"Audit Firm Internal Governance, Auditor Behavior, and Financial Reporting Quality" by Dr. Daniel Aobdia
- 10:30 a.m. — 12:00 noon
Dr. Daniel Aobdia
Associate Professor of Accounting Information & Management
Kellogg School of Management
Using proprietary PCAOB data on audit firms’ internal inspection programs, we study the effect of audit firm internal governance on auditor behavior and financial reporting quality. Internal inspection programs are an important quality control mechanism within large audit firms. We find that internal inspections are often predictable. Engagement partners predict not only when they will be inspected, but also which of their engagements will be inspected. The engagement team takes advantage of this predictability and concentrates effort on the audit that ultimately is selected for an internal inspection.
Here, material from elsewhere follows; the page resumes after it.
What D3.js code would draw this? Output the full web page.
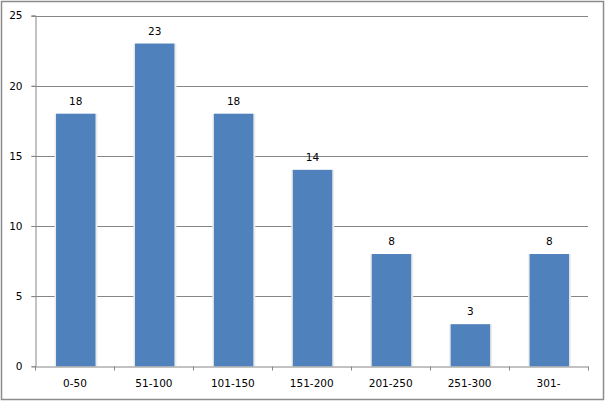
<!DOCTYPE html>
<html><head><meta charset="utf-8">
<script src="https://cdn.jsdelivr.net/npm/d3@7"></script>
<style>body{margin:0;background:#fff}svg{display:block}</style>
</head><body>
<script>
const categories = ["0-50","51-100","101-150","151-200","201-250","251-300","301-"];
const values = [18,23,18,14,8,3,8];
const yTicks = [0,5,10,15,20,25];

const W=605,H=402;
const m={left:35.5,right:17,top:15.5,bottom:35.5};
const svg=d3.select("body").append("svg").attr("width",W).attr("height",H);
svg.append("rect").attr("x",1.5).attr("y",1.5).attr("width",W-3).attr("height",H-4)
  .attr("fill","#fff").attr("stroke","#8c8c8c").attr("stroke-width",1.5);

const x=d3.scaleBand().domain(categories).range([m.left,W-m.right]).paddingInner(0.5).paddingOuter(0.25);
const y=d3.scaleLinear().domain([0,25]).range([H-m.bottom-0.2,m.top]);
const font="DejaVu Sans, Verdana, sans-serif";

svg.append("g").selectAll("line").data(yTicks.filter(d=>d>0)).join("line")
  .attr("x1",m.left-4).attr("x2",W-m.right).attr("y1",d=>Math.round(y(d))+0.5).attr("y2",d=>Math.round(y(d))+0.5)
  .attr("stroke","#868686").attr("stroke-width",1);

const ya=svg.append("g").attr("transform",`translate(${m.left},0)`)
  .call(d3.axisLeft(y).tickValues(yTicks).tickSize(4).tickPadding(9));
ya.select(".domain").attr("stroke","#868686");
ya.selectAll(".tick line").attr("stroke","#868686");
ya.selectAll("text").attr("font-family",font).attr("font-size","10.5px").attr("fill","#000");

const off=0.8;
svg.append("g").selectAll("rect").data(values).join("rect")
  .attr("x",(d,i)=>x(categories[i])+off-1.5).attr("width",x.bandwidth()+3.5)
  .attr("y",d=>y(d)).attr("height",d=>y(0)-y(d))
  .attr("fill","#ececec");
svg.append("g").selectAll("rect").data(values).join("rect")
  .attr("x",(d,i)=>x(categories[i])+off).attr("width",x.bandwidth())
  .attr("y",d=>y(d)).attr("height",d=>y(0)-y(d))
  .attr("fill","#4f81bd");

const xa=svg.append("g").attr("transform",`translate(0,${Math.round(y(0))+0.5})`)
  .call(d3.axisBottom(x).tickSize(0).tickPadding(13));
xa.select(".domain").attr("stroke","#868686");
xa.selectAll("text").attr("font-family",font).attr("font-size","10.5px").attr("fill","#000");
const bounds=[...categories.map(c=>x(c)-x.step()*0.25), W-m.right];
xa.selectAll(".btick").data(bounds).join("line").attr("class","btick")
  .attr("x1",d=>Math.round(d)+0.5).attr("x2",d=>Math.round(d)+0.5).attr("y1",0).attr("y2",4)
  .attr("stroke","#868686");

svg.append("g").selectAll("text").data(values).join("text")
  .attr("x",(d,i)=>x(categories[i])+off+x.bandwidth()/2).attr("y",d=>y(d)-9)
  .attr("text-anchor","middle").attr("font-family",font).attr("font-size","10.5px").attr("fill","#000")
  .text(d=>d);
</script>
</body></html>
We further find that the engagement team changes audit effort in response to the inspection outcome. If the outcome is favorable, the team reverts audit effort back to the pre-inspection level. However, if the outcome is unfavorable, the team increases effort on future engagements of the client for multiple years. The higher effort in preparation for an internal inspection and in response to an unfavorable outcome improves the client’s financial reporting quality only if the internal inspection program is considered effective by the PCAOB. These results suggest that higher effort under ineffective internal inspection programs likely involves excessive documentation and reflects lower audit efficiency. Collectively, our evidence highlights the importance of an effective internal inspection program in shaping financial reporting quality.